Something in the back of my memory from tasting the Ponsot with Danny Haas back in the mid-90s was that there was some sort of weird mutant pinot noir (is that pinot beurot?) or something. Does that sound right? It's hard to believe how long ago some of this stuff was.

Some sources report that there was Pinot Gouges there, and that there was Chardonnay there. Both now gone, is what is generally said. I have read that the Pinot Gouges was out of the blend first.

Anyway, I have been in the vineyard twice, and I can tell you that there is old vine Aligoté there.
 
originally posted by Jeff Grossman:
Ooh, I've found a backgrounder thread from a few years ago.

Wow. Excellent use of the search engine.

Sad is how many folks on that thread don’t post anymore or are gone.
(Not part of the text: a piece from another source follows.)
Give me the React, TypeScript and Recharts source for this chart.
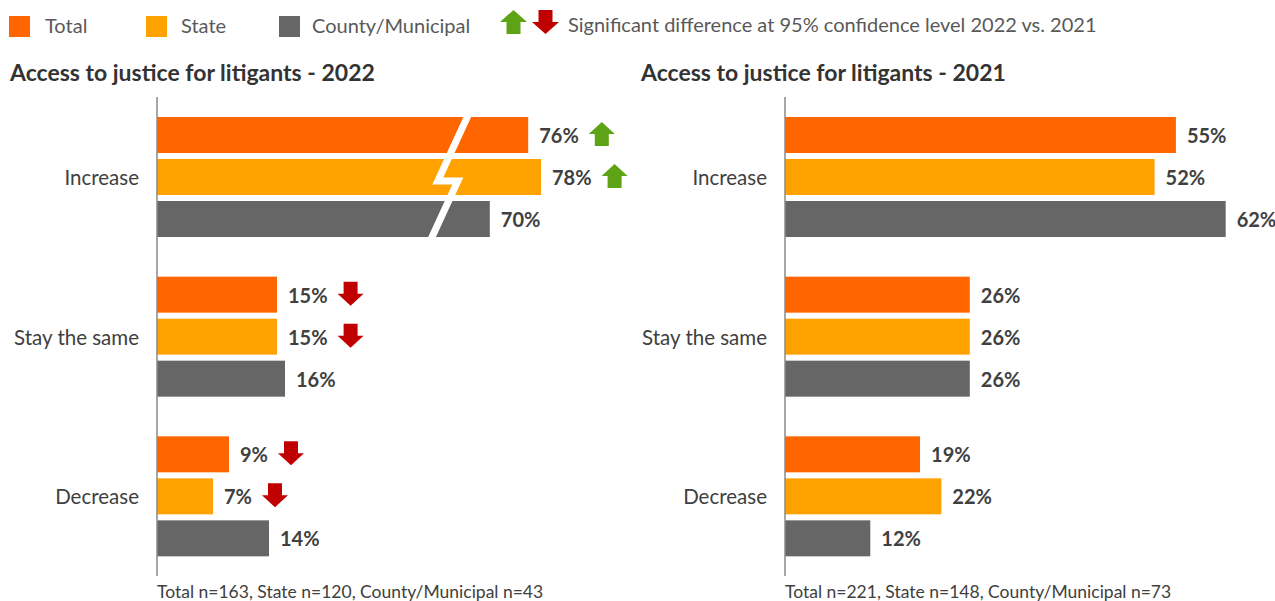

We are definitely worse off for it.

Irony is I met Victor de la Serna in person for the first time 17 days ago in Spain.
 
originally posted by Jayson Cohen:
originally posted by Jeff Grossman:
Ooh, I've found a backgrounder thread from a few years ago.

Wow. Excellent use of the search engine.

Sad is how many folks on that thread don’t post anymore or are gone. We are definitely worse off for it.

Irony is I met Victor de la Serna in person for the first time 17 days ago in Spain.

I want to reply to a few of those posts, but whop would answer?